(Do this)
Transcribe all of the data exactly. Omit the pictures.

(Data excerpt)

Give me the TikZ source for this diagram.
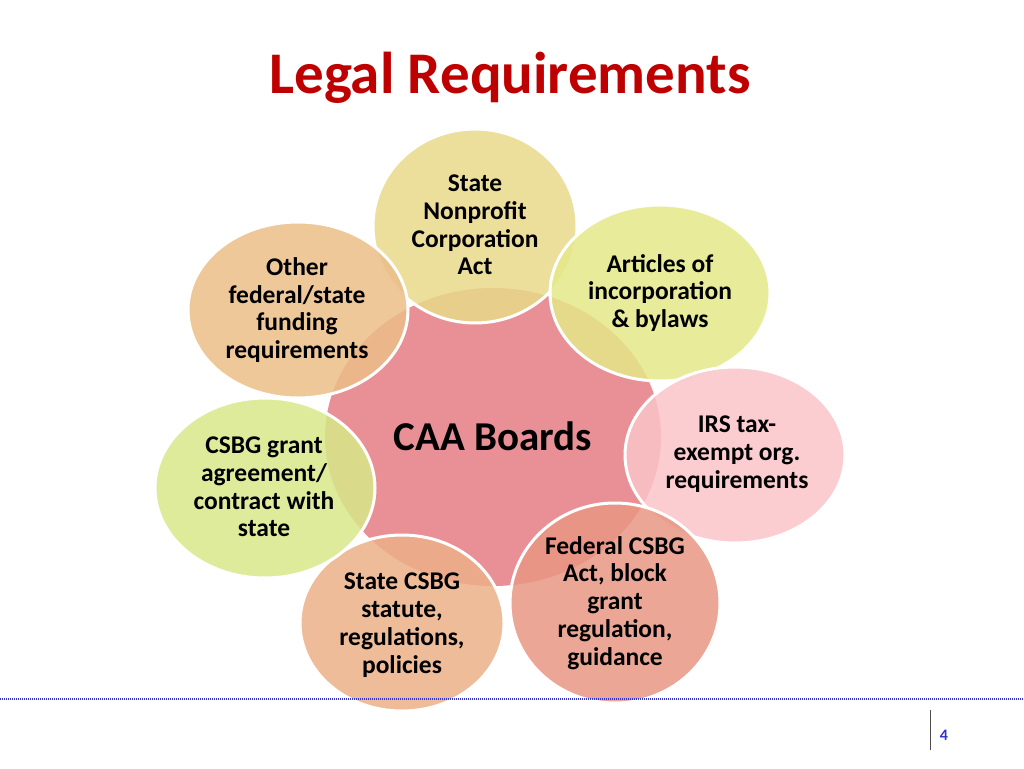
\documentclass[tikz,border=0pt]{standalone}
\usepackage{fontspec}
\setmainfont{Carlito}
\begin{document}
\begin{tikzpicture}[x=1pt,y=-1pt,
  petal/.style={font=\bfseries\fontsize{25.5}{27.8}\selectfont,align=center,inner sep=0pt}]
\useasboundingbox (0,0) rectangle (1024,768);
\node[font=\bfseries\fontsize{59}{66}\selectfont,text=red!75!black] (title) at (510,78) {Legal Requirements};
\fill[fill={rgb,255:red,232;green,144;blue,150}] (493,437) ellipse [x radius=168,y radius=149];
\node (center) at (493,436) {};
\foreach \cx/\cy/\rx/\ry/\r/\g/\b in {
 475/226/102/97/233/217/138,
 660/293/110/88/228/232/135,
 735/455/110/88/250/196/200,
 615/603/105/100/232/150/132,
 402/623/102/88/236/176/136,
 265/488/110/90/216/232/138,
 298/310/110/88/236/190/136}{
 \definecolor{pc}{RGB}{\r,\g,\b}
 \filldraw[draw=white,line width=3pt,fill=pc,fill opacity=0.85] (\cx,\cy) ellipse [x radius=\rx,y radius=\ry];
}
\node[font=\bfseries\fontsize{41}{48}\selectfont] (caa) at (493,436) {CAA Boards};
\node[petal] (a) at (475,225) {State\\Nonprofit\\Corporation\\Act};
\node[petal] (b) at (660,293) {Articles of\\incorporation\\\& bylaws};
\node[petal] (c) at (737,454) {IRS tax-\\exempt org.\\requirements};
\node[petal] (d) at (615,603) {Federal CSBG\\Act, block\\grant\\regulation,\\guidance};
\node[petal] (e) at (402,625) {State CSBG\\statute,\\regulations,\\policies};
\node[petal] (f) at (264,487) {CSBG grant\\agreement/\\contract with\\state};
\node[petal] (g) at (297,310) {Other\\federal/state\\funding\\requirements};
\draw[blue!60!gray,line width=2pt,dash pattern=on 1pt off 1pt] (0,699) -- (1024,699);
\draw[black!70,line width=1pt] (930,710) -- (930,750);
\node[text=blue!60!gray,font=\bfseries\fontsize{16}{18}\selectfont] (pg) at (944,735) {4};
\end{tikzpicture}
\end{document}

(Reply to the task)
Give me the TikZ source for this diagram.
\documentclass[tikz,border=0pt]{standalone}
\usepackage{fontspec}
\setmainfont{Carlito}
\begin{document}
\begin{tikzpicture}[x=1pt,y=-1pt,
  petal/.style={font=\bfseries\fontsize{25.5}{27.8}\selectfont,align=center,inner sep=0pt}]
\useasboundingbox (0,0) rectangle (1024,768);
\node[font=\bfseries\fontsize{59}{66}\selectfont,text=red!75!black] (title) at (510,78) {Legal Requirements};
\fill[fill={rgb,255:red,232;green,144;blue,150}] (493,437) ellipse [x radius=168,y radius=149];
\node (center) at (493,436) {};
\foreach \cx/\cy/\rx/\ry/\r/\g/\b in {
 475/226/102/97/233/217/138,
 660/293/110/88/228/232/135,
 735/455/110/88/250/196/200,
 615/603/105/100/232/150/132,
 402/623/102/88/236/176/136,
 265/488/110/90/216/232/138,
 298/310/110/88/236/190/136}{
 \definecolor{pc}{RGB}{\r,\g,\b}
 \filldraw[draw=white,line width=3pt,fill=pc,fill opacity=0.85] (\cx,\cy) ellipse [x radius=\rx,y radius=\ry];
}
\node[font=\bfseries\fontsize{41}{48}\selectfont] (caa) at (493,436) {CAA Boards};
\node[petal] (a) at (475,225) {State\\Nonprofit\\Corporation\\Act};
\node[petal] (b) at (660,293) {Articles of\\incorporation\\\& bylaws};
\node[petal] (c) at (737,454) {IRS tax-\\exempt org.\\requirements};
\node[petal] (d) at (615,603) {Federal CSBG\\Act, block\\grant\\regulation,\\guidance};
\node[petal] (e) at (402,625) {State CSBG\\statute,\\regulations,\\policies};
\node[petal] (f) at (264,487) {CSBG grant\\agreement/\\contract with\\state};
\node[petal] (g) at (297,310) {Other\\federal/state\\funding\\requirements};
\draw[blue!60!gray,line width=2pt,dash pattern=on 1pt off 1pt] (0,699) -- (1024,699);
\draw[black!70,line width=1pt] (930,710) -- (930,750);
\node[text=blue!60!gray,font=\bfseries\fontsize{16}{18}\selectfont] (pg) at (944,735) {4};
\end{tikzpicture}
\end{document}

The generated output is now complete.